Automation is often seen as a magical solution that can solve a range of mining problems. However, according to Roy Hill’s Christine Eriksen the successful adoption of automation requires a holistic approach with the majority of time, effort and funds needing to be invested into careful change management.
“We quickly realised that automation based solely on technology wasn’t a silver bullet. That’s why Roy Hill developed System Thinking,” said the Program Director of Automation during her presentation entitled what’s happened since we embraced smart mining into our operations at International Mining and Resources Conference in Melbourne last month.
While according to Eriksen this approach is no different from working across any multi-disciplinary organisation without business units sitting in silos, it’s often difficult to implement on the ground.
“Technically we would look at the five systems – supply, demand, people, governance and improvement – and how Automation would impact them. However, we found that consequences began to appear when we start introducing people,” said Eriksen with a smile.
For Roy Hill, automation has the power to blur the lines between KPI’s and responsibilities from one area of the business to another.
The company began their autonomous drilling journey in April 2017 and currently has a fleet of nine retrofitted drills.
The Roy Hill manager admitted that new technology can end up causing problems due to the company spending more on the innovation rather than fixing the process, highlighting and developing the workforce and developing the communication between teams.
“System thinking (like Roy Hill’s) has enabled us to understand the relationships between all our maintenance teams.
“There were at least seven different teams involved in delivering support and maintenance to our drills. Understanding those relationships helped us to build a sense of collaboration and had a direct impact on the availability of the equipment.
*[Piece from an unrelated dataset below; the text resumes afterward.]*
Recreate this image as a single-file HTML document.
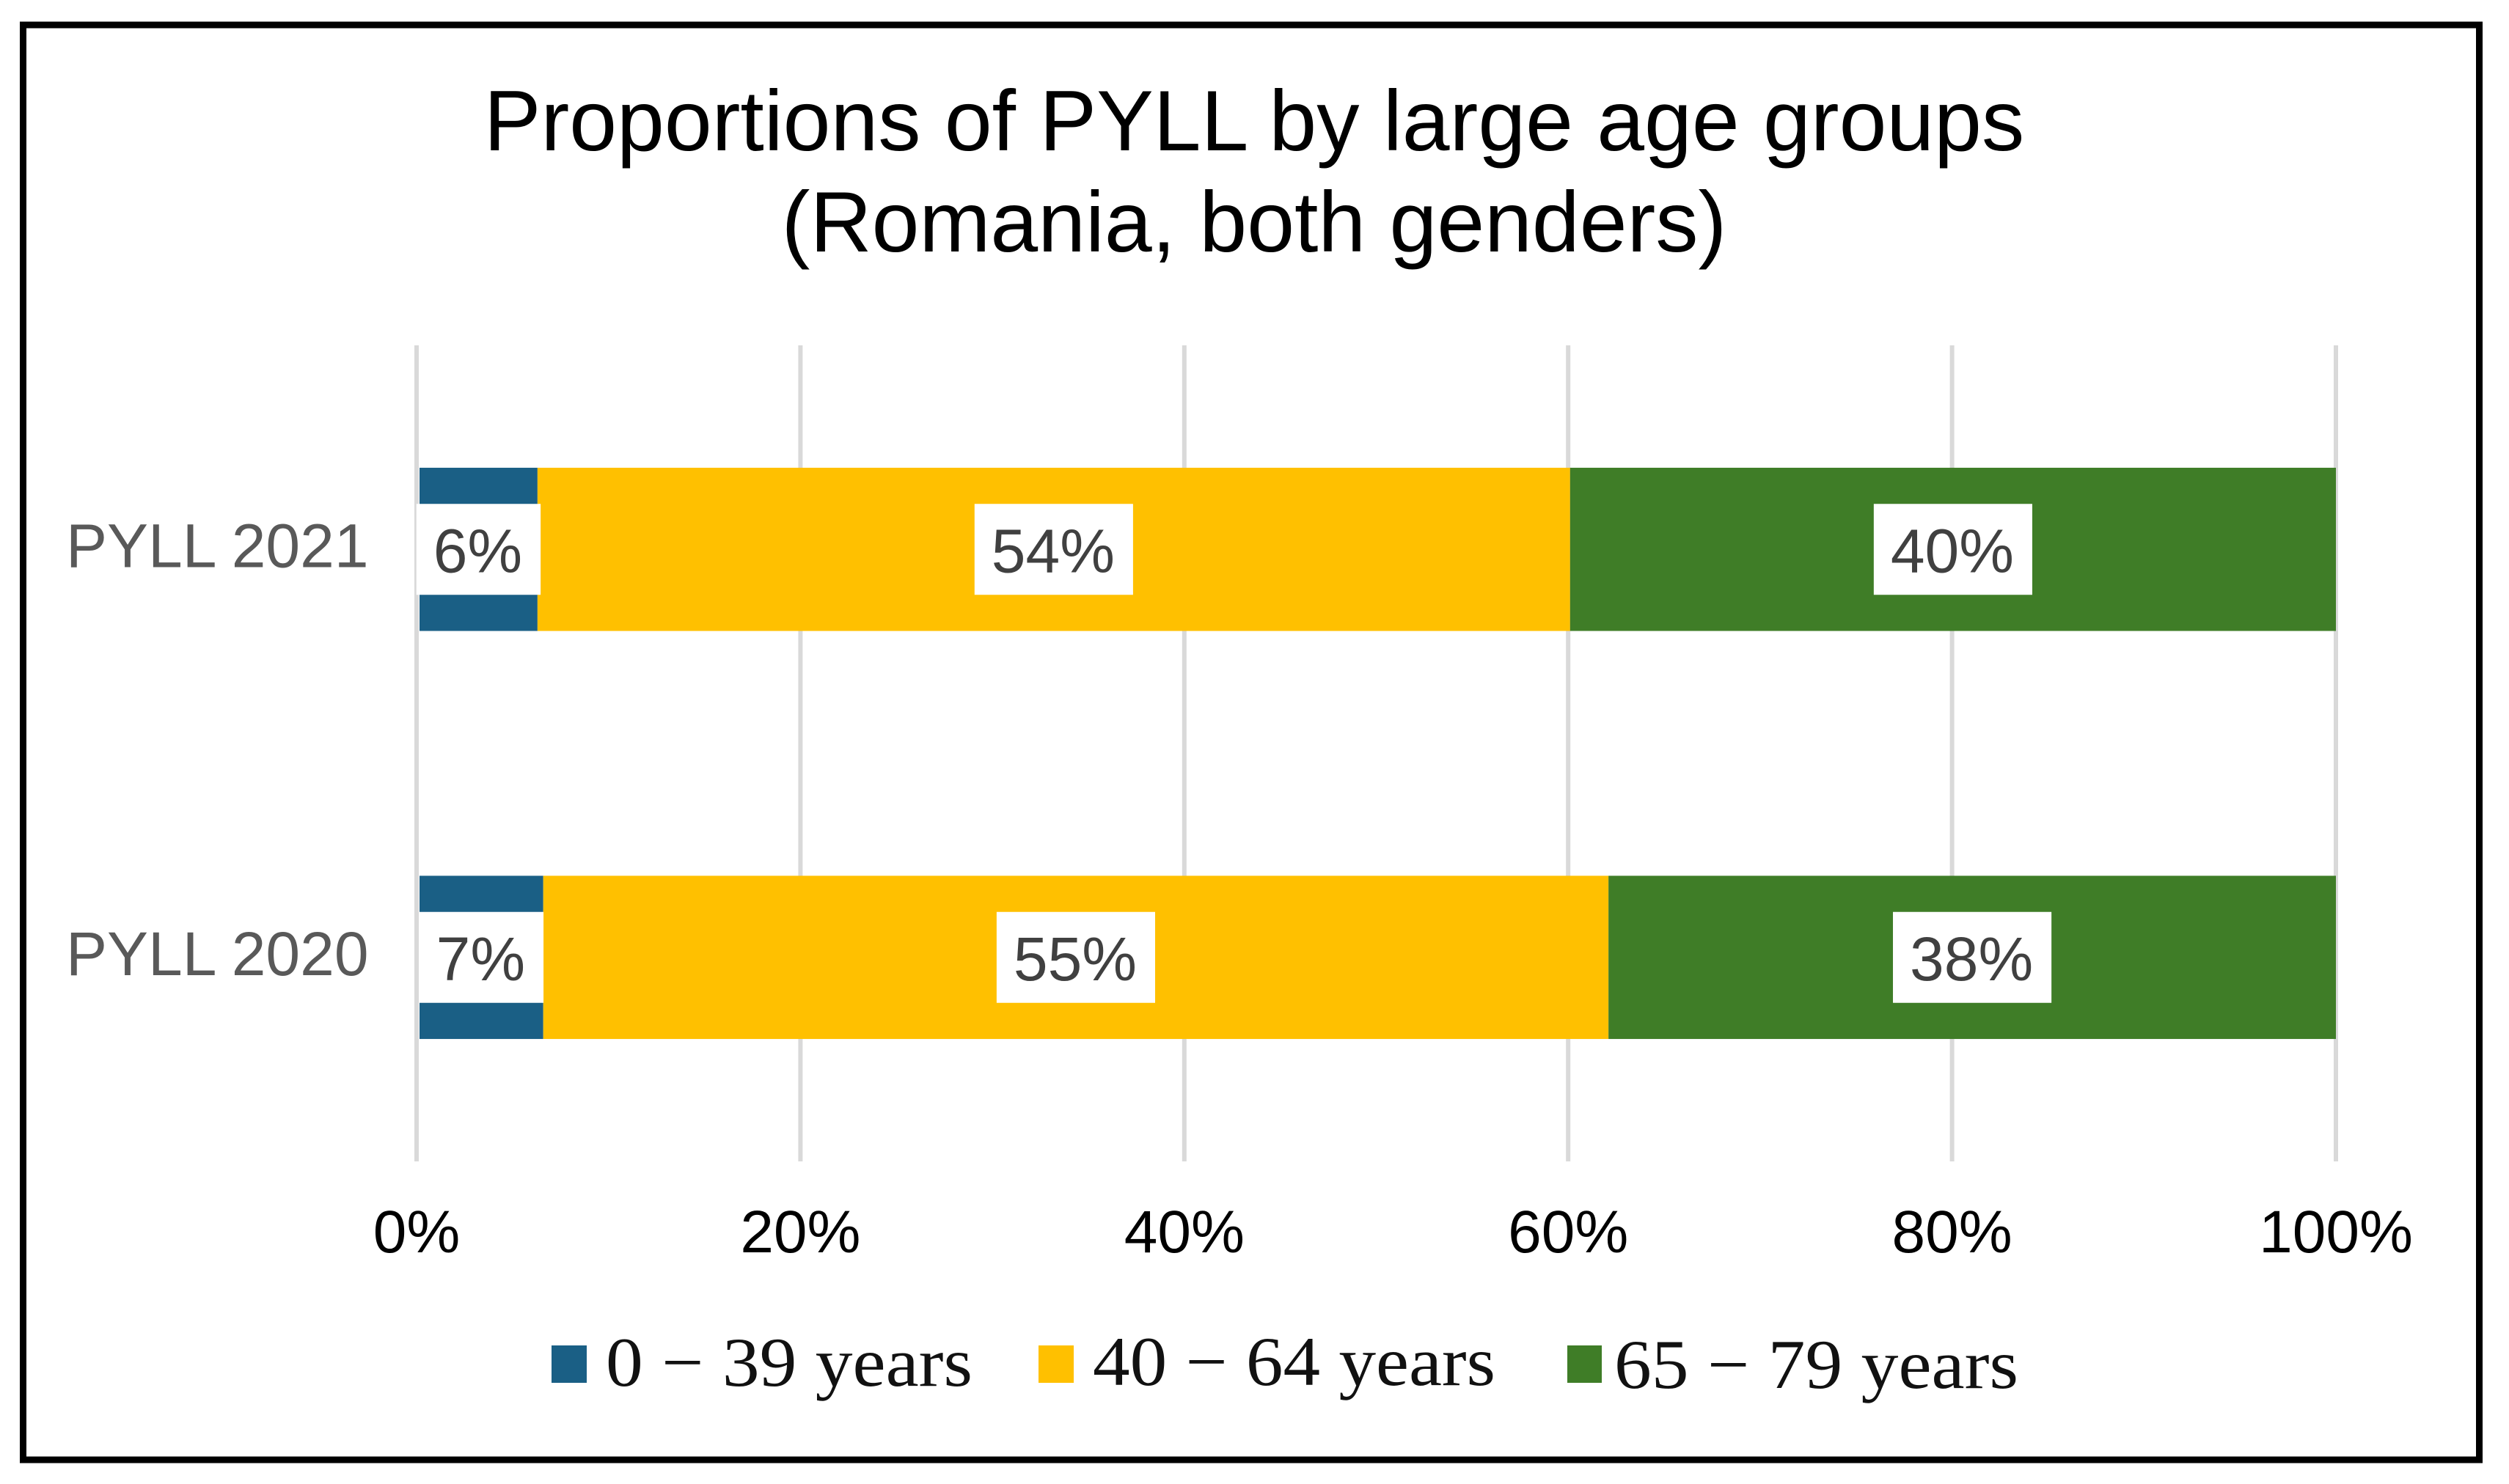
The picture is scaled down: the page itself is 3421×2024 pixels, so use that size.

“We also had to adapt quickly and doing that involved using visualisation techniques, which allowed our supervisors to see, understand and then report to their crew,” said Eriksen.
The technology has also helped Roy Hill’s planners to adopt revised schedules courtesy of the more productive, more precise and faster drills, which encouraged.
“Our drilling and blasting precision are higher. In fact, we’ve effectively realised a 14 per cent increase with a small reduction in headcount in drilling but no redundancies,” said Eriksen.
Roy Hill’s change to a system thinking approach has given the company significant gains, however, to get there Eriksen points out that its implementation required the majority of effort to be spent on change management.
“We devoted 70 per cent to change management and 30 per cent to the change in technology,” said Eriksen.
This involved communicating with those on the ground and encouraging people to have an open mind and be flexible to change.
These thoughts are echoed by Rob Derries, Manager of RCT Global’s Custom Division – company who was also on-site at IMARC displaying their cutting-edge smart technology mine solutions.
“Change management is often the most challenging part of a smart mine project, regardless of the size or scope of what’s being implemented.
“Many companies struggle with getting buy-in from key stakeholders and encouraging adoption when end users have been doing things a particular way for years and are resistant to change,” said Derries.
In order to combat this, Derries suggests that flexibility and training should be emphasised when considering any automation solution.
“There’s no one size fits all approach to smart mining. Every mining company – even every mine site – has its own unique culture and in our experience being able to work in partnership with your workforce rather than against them helps to cut change management time dramatically.